» **DO THIS**
How many of the lines below contain "script"? Answer with that number alone.

--- BEGIN PROVIDED INFORMATION ---

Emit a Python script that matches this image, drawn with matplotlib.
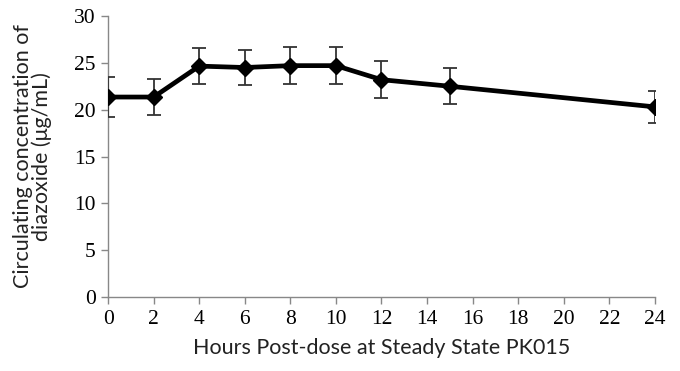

--- END PROVIDED INFORMATION ---
--- BEGIN PROVIDED INFORMATION ---

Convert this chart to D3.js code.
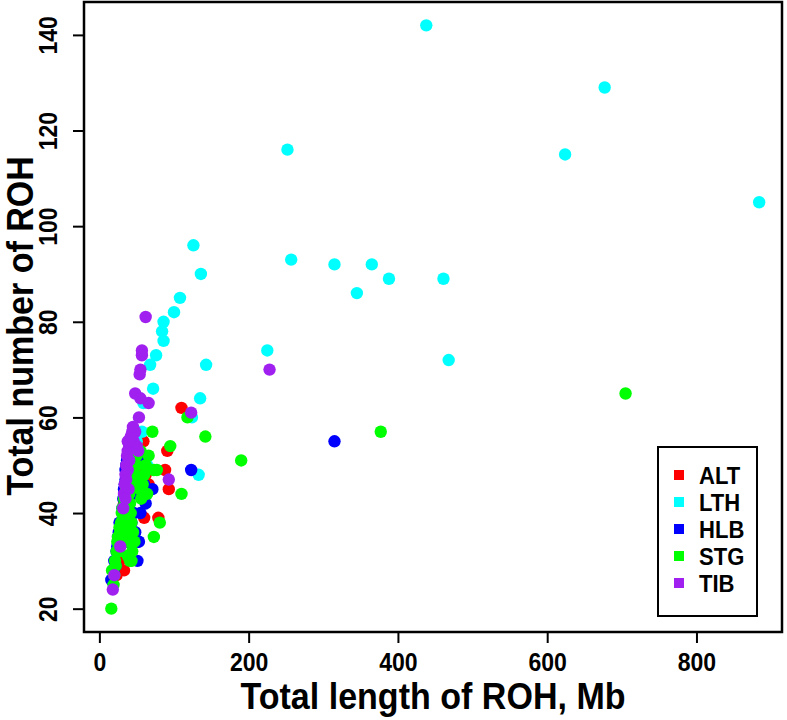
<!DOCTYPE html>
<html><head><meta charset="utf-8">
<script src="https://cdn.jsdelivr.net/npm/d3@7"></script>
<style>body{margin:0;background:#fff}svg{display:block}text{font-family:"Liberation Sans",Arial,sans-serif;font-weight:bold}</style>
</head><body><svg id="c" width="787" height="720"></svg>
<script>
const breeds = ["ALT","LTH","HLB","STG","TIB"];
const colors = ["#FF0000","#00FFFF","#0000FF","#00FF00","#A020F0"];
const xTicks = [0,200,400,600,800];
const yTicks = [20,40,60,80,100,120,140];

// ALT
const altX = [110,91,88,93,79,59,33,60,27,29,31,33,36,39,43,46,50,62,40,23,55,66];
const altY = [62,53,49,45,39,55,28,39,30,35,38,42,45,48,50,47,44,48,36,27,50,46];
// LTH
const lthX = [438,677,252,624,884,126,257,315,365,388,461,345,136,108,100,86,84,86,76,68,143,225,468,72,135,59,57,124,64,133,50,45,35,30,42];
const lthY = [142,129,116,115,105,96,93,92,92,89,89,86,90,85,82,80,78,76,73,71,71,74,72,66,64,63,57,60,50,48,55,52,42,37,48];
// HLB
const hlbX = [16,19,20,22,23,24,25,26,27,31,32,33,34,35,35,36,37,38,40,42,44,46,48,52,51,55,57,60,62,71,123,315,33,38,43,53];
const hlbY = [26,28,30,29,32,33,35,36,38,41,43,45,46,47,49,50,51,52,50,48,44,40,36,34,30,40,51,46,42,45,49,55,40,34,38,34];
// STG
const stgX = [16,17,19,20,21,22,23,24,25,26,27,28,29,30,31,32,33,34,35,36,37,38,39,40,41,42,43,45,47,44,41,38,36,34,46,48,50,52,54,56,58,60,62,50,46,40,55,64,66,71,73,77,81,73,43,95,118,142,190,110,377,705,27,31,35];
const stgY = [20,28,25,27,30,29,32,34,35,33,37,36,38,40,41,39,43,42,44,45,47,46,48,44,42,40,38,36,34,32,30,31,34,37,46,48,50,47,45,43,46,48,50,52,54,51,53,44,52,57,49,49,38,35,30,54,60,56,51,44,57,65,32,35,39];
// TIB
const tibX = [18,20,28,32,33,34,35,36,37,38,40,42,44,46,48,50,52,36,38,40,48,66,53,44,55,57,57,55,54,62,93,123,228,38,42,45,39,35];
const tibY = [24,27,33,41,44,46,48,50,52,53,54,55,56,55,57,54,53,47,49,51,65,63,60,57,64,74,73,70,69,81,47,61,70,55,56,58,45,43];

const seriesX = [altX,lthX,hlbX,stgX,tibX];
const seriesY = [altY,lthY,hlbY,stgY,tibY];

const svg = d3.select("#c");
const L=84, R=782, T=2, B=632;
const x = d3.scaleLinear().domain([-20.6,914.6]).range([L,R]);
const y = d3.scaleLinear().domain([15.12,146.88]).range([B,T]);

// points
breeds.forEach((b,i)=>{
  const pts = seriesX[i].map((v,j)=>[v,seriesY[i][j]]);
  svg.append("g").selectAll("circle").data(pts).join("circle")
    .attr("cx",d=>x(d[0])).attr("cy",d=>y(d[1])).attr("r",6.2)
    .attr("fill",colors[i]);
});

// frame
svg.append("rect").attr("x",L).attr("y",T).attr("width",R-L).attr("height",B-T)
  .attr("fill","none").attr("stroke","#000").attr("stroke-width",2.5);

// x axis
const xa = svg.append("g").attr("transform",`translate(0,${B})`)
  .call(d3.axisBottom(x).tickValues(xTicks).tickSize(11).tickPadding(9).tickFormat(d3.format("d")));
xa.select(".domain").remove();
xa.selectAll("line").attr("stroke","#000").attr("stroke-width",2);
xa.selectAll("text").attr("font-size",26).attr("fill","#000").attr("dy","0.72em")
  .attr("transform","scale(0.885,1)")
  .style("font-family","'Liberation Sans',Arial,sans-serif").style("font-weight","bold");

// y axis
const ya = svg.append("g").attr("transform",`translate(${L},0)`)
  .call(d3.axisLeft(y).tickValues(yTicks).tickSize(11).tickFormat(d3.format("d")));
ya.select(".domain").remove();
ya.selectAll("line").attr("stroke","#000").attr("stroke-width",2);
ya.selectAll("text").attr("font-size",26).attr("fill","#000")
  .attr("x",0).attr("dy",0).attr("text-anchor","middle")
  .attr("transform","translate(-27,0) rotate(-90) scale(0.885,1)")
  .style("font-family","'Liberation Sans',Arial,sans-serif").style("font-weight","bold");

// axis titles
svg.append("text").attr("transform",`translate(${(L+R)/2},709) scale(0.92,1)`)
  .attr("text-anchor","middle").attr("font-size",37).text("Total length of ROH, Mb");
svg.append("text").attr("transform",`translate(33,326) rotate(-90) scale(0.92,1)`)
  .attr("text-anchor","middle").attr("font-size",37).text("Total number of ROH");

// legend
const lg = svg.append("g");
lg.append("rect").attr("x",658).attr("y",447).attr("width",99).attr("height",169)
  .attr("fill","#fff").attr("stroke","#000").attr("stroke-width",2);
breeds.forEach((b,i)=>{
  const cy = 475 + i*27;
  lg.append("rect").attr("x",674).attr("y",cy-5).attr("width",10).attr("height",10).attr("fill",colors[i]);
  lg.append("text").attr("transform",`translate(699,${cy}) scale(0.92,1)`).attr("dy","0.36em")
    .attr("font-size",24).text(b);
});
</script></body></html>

--- END PROVIDED INFORMATION ---

» **EXERCISE RESPONSE**
4